__TASK GOAL__: From the entries that follow, gather each line holding the word "draw".

** begin **

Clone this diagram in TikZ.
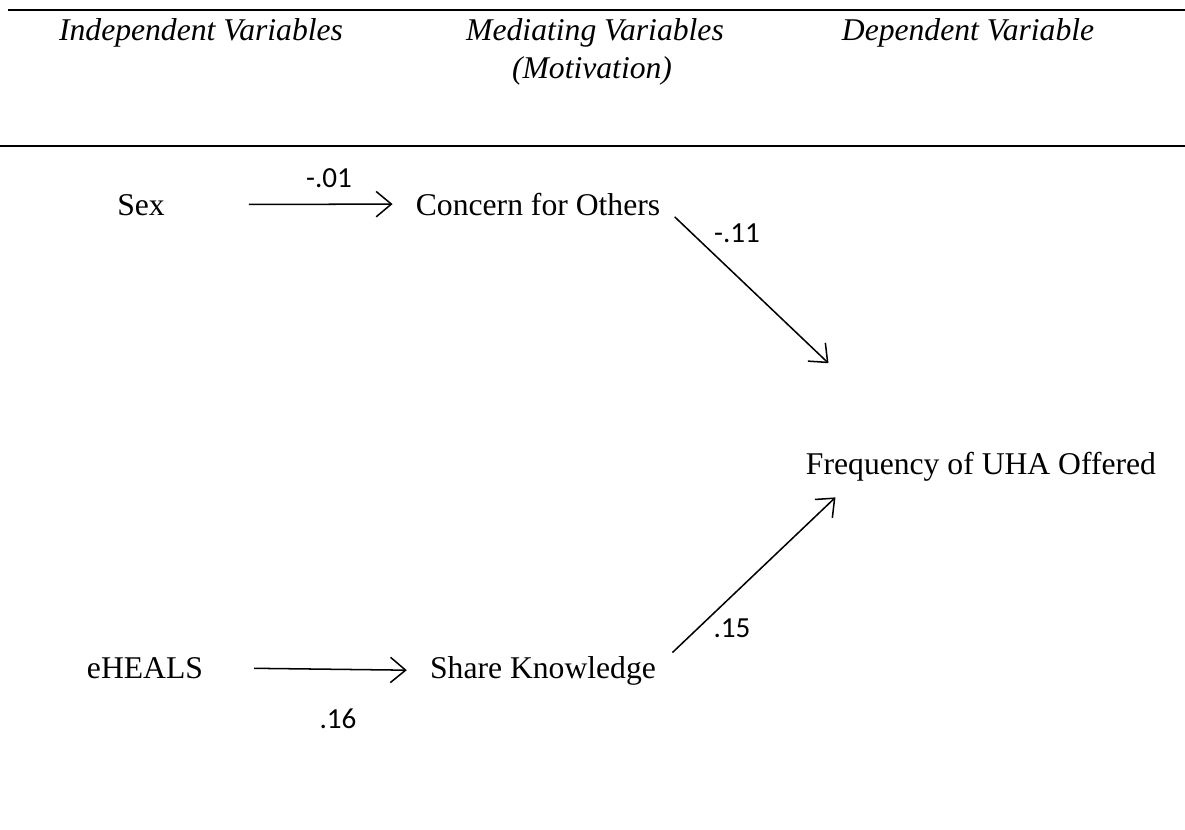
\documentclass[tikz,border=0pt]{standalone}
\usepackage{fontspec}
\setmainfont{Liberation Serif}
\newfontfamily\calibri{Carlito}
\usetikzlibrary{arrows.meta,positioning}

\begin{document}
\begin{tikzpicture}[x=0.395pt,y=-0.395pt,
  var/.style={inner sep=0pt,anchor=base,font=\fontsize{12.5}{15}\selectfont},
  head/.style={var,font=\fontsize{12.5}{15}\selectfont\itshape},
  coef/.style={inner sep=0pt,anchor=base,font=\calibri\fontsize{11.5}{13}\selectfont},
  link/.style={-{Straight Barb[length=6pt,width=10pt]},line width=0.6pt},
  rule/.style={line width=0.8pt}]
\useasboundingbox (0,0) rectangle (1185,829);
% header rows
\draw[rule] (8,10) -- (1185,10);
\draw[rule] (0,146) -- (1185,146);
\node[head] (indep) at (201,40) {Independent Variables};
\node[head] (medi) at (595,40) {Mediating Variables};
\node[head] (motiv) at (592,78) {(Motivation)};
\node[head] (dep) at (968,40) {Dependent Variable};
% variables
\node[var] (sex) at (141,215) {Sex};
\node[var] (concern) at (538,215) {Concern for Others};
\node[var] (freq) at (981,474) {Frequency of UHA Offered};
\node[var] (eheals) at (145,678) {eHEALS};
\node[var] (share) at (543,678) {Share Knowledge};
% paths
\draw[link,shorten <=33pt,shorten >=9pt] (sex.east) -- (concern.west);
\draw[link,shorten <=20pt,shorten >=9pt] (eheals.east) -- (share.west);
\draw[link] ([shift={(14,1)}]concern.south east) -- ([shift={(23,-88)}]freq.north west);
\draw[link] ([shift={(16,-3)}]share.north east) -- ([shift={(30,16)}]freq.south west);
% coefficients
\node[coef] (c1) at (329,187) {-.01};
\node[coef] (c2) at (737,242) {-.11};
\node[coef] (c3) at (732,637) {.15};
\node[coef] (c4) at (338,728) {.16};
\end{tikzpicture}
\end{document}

** end **
** begin **

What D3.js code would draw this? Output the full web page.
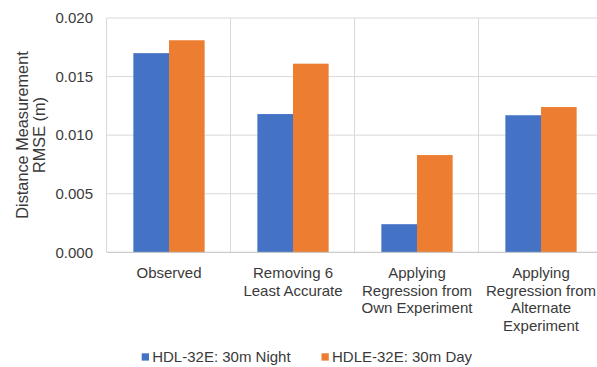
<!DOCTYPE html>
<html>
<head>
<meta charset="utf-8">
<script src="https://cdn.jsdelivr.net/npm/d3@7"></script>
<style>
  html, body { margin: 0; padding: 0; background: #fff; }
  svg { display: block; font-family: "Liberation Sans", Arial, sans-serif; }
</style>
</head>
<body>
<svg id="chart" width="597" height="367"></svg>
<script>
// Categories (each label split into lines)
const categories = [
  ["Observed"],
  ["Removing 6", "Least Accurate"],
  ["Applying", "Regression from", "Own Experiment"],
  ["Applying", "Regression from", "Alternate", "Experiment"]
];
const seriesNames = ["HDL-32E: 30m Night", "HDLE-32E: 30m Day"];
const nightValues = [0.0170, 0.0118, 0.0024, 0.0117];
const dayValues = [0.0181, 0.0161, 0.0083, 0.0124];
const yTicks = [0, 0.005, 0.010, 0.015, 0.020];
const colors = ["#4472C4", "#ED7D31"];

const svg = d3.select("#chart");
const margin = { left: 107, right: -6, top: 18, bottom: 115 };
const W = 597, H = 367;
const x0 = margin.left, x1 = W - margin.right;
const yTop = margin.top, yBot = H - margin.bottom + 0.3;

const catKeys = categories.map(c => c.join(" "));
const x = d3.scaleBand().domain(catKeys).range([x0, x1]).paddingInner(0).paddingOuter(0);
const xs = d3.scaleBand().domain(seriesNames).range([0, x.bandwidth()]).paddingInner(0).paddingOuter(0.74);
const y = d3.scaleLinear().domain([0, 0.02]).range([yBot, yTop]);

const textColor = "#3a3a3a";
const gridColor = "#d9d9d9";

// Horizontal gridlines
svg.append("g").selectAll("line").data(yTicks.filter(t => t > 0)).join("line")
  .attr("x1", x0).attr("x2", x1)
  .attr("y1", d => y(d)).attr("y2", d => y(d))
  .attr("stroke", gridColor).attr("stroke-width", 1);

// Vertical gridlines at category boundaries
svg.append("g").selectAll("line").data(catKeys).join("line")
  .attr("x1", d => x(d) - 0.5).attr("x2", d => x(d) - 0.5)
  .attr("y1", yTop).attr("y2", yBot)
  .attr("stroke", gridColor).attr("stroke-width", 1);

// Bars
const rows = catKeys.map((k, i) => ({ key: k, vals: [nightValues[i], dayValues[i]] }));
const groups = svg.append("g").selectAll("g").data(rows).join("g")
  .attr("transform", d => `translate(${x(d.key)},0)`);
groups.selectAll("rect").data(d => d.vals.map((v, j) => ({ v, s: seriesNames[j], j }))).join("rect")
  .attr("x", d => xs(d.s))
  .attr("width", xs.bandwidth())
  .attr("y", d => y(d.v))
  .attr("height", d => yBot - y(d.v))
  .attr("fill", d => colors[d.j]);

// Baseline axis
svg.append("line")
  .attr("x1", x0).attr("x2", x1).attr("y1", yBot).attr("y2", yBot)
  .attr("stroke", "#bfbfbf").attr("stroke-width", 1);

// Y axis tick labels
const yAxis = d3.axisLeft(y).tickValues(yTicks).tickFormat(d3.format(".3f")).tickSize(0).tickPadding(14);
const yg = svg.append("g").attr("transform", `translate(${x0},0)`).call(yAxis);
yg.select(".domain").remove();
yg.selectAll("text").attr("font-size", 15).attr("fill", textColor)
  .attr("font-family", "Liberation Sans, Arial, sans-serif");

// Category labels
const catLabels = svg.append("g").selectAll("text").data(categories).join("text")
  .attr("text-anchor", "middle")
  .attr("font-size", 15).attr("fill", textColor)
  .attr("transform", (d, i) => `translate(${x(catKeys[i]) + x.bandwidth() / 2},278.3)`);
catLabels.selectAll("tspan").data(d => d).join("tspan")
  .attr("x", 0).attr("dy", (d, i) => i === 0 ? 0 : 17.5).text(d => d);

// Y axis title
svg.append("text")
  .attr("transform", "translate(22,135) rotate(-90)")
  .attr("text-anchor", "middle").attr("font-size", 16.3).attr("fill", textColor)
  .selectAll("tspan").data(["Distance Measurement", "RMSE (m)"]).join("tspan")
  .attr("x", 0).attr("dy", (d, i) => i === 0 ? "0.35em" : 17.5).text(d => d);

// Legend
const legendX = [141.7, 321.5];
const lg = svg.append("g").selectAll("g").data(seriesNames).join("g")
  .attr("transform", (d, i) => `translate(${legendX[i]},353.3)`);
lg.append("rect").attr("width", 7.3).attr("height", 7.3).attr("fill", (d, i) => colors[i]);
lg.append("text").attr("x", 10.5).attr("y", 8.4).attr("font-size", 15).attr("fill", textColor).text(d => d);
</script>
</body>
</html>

** end **

__EXERCISE RESULT__:
\draw[rule] (8,10) -- (1185,10);
\draw[rule] (0,146) -- (1185,146);
\draw[link,shorten <=33pt,shorten >=9pt] (sex.east) -- (concern.west);
\draw[link,shorten <=20pt,shorten >=9pt] (eheals.east) -- (share.west);
\draw[link] ([shift={(14,1)}]concern.south east) -- ([shift={(23,-88)}]freq.north west);
\draw[link] ([shift={(16,-3)}]share.north east) -- ([shift={(30,16)}]freq.south west);
What D3.js code would draw this? Output the full web page.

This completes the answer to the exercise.